Well, at the end of the day, the show is just a workplace character comedy. You hopefully kind of like these characters. But the setting is a small fictional Indiana town, and creators Mike [Schur] and Greg [Daniels] and myself were interested in following characters who have a small amount of power. I started the show right after Obama was elected, when it was all “Yes we can!” and “Let’s do this!” And there’s certainly a lot of comedy to be had in the reality of how slow things move [in government], how little changes, how hard it is to change things. Like, even to get a park built in your town becomes your life’s work.
For your ever earnest Leslie Knope, it’s getting a massive hole filled in.
Yeah. And so the comedy is the minutia and politics that go along with city hall. Leslie is the woman who still believes one person can make a difference.
And she does!
Yes, she does. It’s one woman’s struggle. She believes!
Tell us about the photos of the women in Leslie’s Parks and Recreation office.
Yeah, the women who have come before her.
Whose idea was it to decorate with photos of women in government?
That was Mike Schur’s idea, although I think set dressing started to put them there.
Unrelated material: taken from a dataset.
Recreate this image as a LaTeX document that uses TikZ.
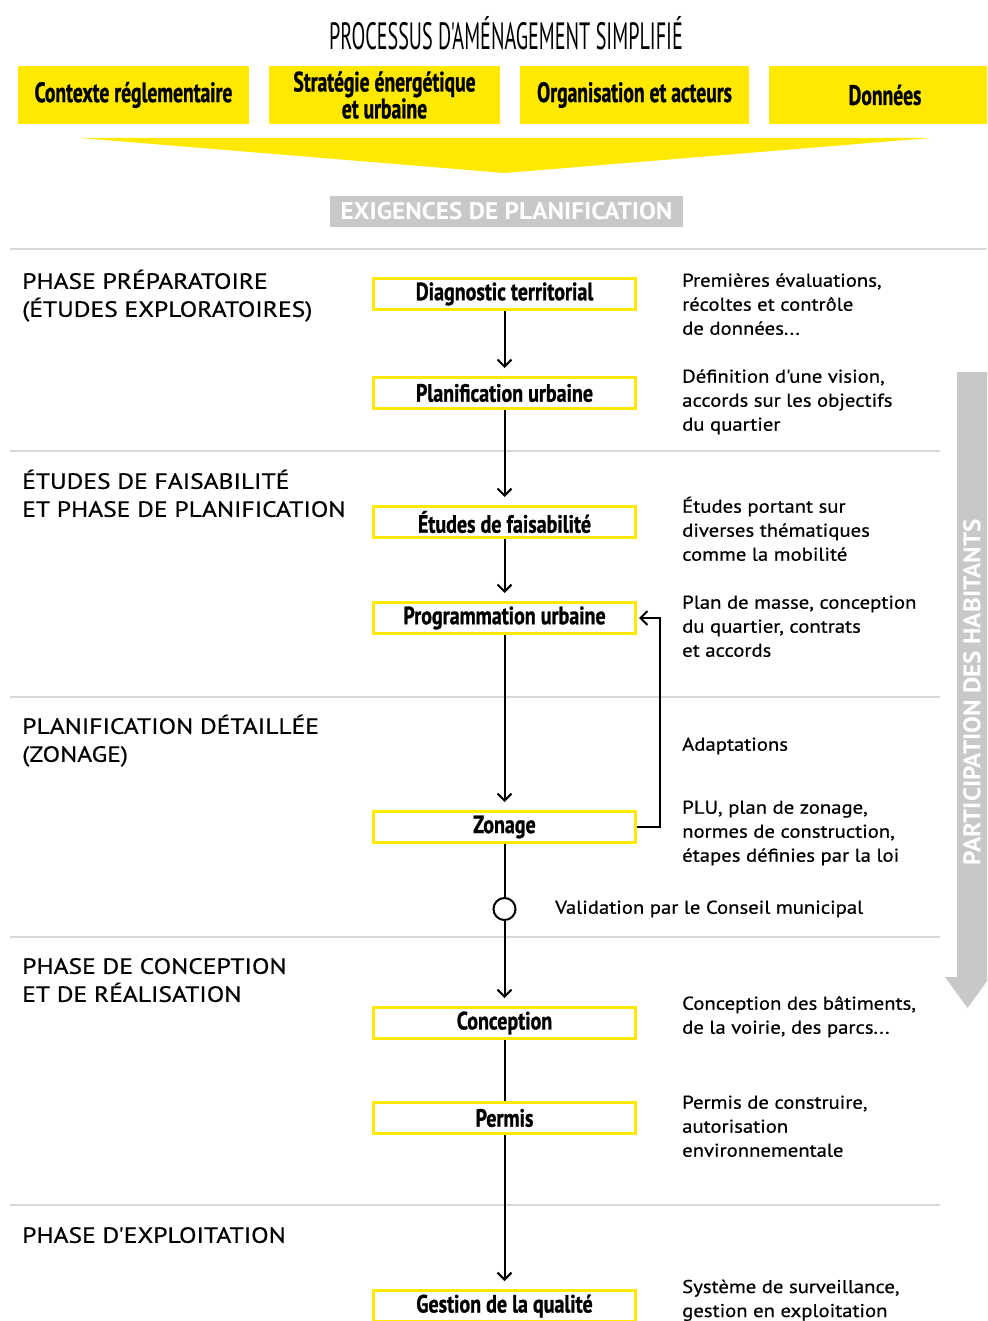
\documentclass[tikz,border=0pt]{standalone}
\usepackage{fontspec}
\setmainfont{PT Sans}
\newfontfamily\condf[FakeStretch=0.70, FakeBold=1]{PT Sans}
\newfontfamily\procf[FakeStretch=0.80, FakeBold=1]{PT Sans}
\newfontfamily\titlef[FakeStretch=0.53]{PT Sans}
\newfontfamily\sidef[FakeStretch=1.05]{PT Sans}
\newfontfamily\descf[FakeStretch=1.12, FakeBold=0.6]{PT Sans}
\newfontfamily\phasef[FakeStretch=1.16, FakeBold=0.6]{PT Sans}
\usetikzlibrary{arrows.meta}
\definecolor{ylw}{HTML}{FFE900}
\definecolor{gry}{HTML}{C8C8C8}
\definecolor{sepc}{HTML}{D8D8D8}
\begin{document}
\begin{tikzpicture}[x=1pt,y=-1pt,
  topbox/.style={fill=ylw, minimum height=58pt, inner sep=0pt, align=center,
    font=\condf\bfseries\fontsize{28}{24}\selectfont},
  procbox/.style={draw=ylw, line width=3pt, fill=white, minimum width=262pt,
    minimum height=31pt, inner sep=0pt, font=\procf\bfseries\fontsize{25}{26}\selectfont},
  phase/.style={anchor=north west, inner sep=0pt, align=left,
    font=\phasef\fontsize{22}{28}\selectfont},
  desc/.style={anchor=north west, inner sep=0pt, align=left,
    font=\descf\fontsize{18.5}{24}\selectfont},
  sepline/.style={draw=sepc, line width=2pt},
  conn/.style={draw=black, line width=2pt},
  arr/.style={conn, -{Straight Barb[length=7pt,width=14pt]}, shorten >=8pt}
]
\useasboundingbox (0,0) rectangle (987,1321);
\clip (0,0) rectangle (987,1321);

% title
\node[font=\titlef\fontsize{38}{40}\selectfont] (title) at (506,33) {PROCESSUS D'AMÉNAGEMENT SIMPLIFIÉ};

% top yellow boxes
\node[topbox, minimum width=231pt] (t1) at (133.5,95) {Contexte réglementaire};
\node[topbox, minimum width=231pt] (t2) at (384.5,95) {Stratégie énergétique\\et urbaine};
\node[topbox, minimum width=229pt] (t3) at (634.5,95) {Organisation et acteurs};
\node[topbox, minimum width=232pt] (t4) at (885,95) {Données};

% big yellow funnel
\fill[ylw] (80,138) -- (930,138) -- (505,173) -- cycle;

% grey label
\node[fill=gry, text=white, minimum width=353pt, minimum height=31pt, inner sep=0pt,
  font=\sidef\bfseries\fontsize{24}{24}\selectfont] (exig) at (506.5,211.5) {EXIGENCES DE PLANIFICATION};

% separators
\draw[sepline] (10,249) -- (987,249);
\draw[sepline] (10,451) -- (940,451);
\draw[sepline] (10,697) -- (940,697);
\draw[sepline] (10,937) -- (940,937);
\draw[sepline] (10,1205) -- (940,1205);

% participation arrow
\fill[gry] (957,372) rectangle (990,977);
\fill[gry] (945,977) -- (990,977) -- (967.5,1008) -- cycle;
\node[rotate=90, text=white, inner sep=0pt, font=\sidef\bfseries\fontsize{24}{24}\selectfont] (part) at (972,692) {PARTICIPATION DES HABITANTS};

% phase labels
\node[phase] (p1) at (22,269) {\strut PHASE PRÉPARATOIRE\\(ÉTUDES EXPLORATOIRES)};
\node[phase] (p2) at (22,469) {\strut ÉTUDES DE FAISABILITÉ\\ET PHASE DE PLANIFICATION};
\node[phase] (p3) at (22,714) {\strut PLANIFICATION DÉTAILLÉE\\(ZONAGE)};
\node[phase] (p4) at (22,954) {\strut PHASE DE CONCEPTION\\ET DE RÉALISATION};
\node[phase] (p5) at (22,1223) {\strut PHASE D'EXPLOITATION};

% process boxes
\node[procbox] (diag) at (504.5,294) {Diagnostic territorial};
\node[procbox] (plan) at (504.5,393) {Planification urbaine};
\node[procbox] (etud) at (504.5,522) {Études de faisabilité};
\node[procbox] (prog) at (504.5,618) {Programmation urbaine};
\node[procbox] (zon)  at (504.5,827) {Zonage};
\node[draw=black, line width=2pt, fill=white, circle, minimum size=22pt, inner sep=0pt] (val) at (504.5,909) {};
\node[procbox] (conc) at (504.5,1023) {Conception};
\node[procbox] (perm) at (504.5,1118) {Permis};
\node[procbox] (gest) at (504.5,1306) {Gestion de la qualité};

% connectors
\draw[arr] (diag.south) -- (plan.north);
\draw[arr] (plan.south) -- (etud.north);
\draw[arr] (etud.south) -- (prog.north);
\draw[arr] (prog.south) -- (zon.north);
\draw[conn] (zon.south) -- (val.north);
\draw[arr] (val.south) -- (conc.north);
\draw[conn] (conc.south) -- (perm.north);
\draw[arr] (perm.south) -- (gest.north);
\draw[conn, -{Straight Barb[length=7pt,width=14pt]}, shorten >=2pt] (zon.east) -- ++(23,0) |- (prog.east);

% descriptions
\node[desc] (d1) at (682,269.7) {\strut Premières évaluations,\\récoltes et contrôle\\de données...};
\node[desc] (d2) at (682,365.7) {\strut Définition d'une vision,\\accords sur les objectifs\\du quartier};
\node[desc] (d3) at (682,495.7) {\strut Études portant sur\\diverses thématiques\\comme la mobilité};
\node[desc] (d4) at (682,591.7) {\strut Plan de masse, conception\\du quartier, contrats\\et accords};
\node[desc] (d5) at (682,733.7) {\strut Adaptations};
\node[desc] (d6) at (682,796.7) {\strut PLU, plan de zonage,\\normes de construction,\\étapes définies par la loi};
\node[anchor=west, inner sep=0pt, font=\descf\fontsize{18.5}{24}\selectfont] (d7) at (555,909) {Validation par le Conseil municipal};
\node[desc] (d8) at (682,992.7) {\strut Conception des bâtiments,\\de la voirie, des parcs...};
\node[desc] (d9) at (682,1091.7) {\strut Permis de construire,\\autorisation\\environnementale};
\node[desc] (d10) at (682,1276) {\strut Système de surveillance,\\gestion en exploitation};
\end{tikzpicture}
\end{document}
It was really fun, because the show is shot in a mockumentary style, so we spend a lot of time in the space in rehearsal, and every day there would be a new person in there. “Oh, there’s Sandra Day O’Connor; there’s Madeleine Albright; there’s an unidentifiable suffragette; there’s Condoleezza Rice; there’s Nancy Pelosi; there’s Janet Reno; there’s Sarah Palin. Hillary has a very prominent place…in Leslie’s office and in my heart. If you notice, Leslie’s picture is right up there among them—she wants to be one of them. And on the wall is a picture of a young girl of seven or eight, which is actually me in front of an American flag next to the Liberty Bell during the Bicentennial.
How much does Parks and Recreation hate the library?
The library represents that branch of government that’s like the smart kid—the teacher’s favorite. And the library always wins. They get whatever they want. Everybody loves them—nobody can say anything. People who work in the library think they are so much better than everyone else. And what’s really funny is we’ve been doing Q&A’s about our show, and people from local governments have said, “You guys nailed it about the library.” We were just making it up as a joke on the show, but I guess everyone hates the library.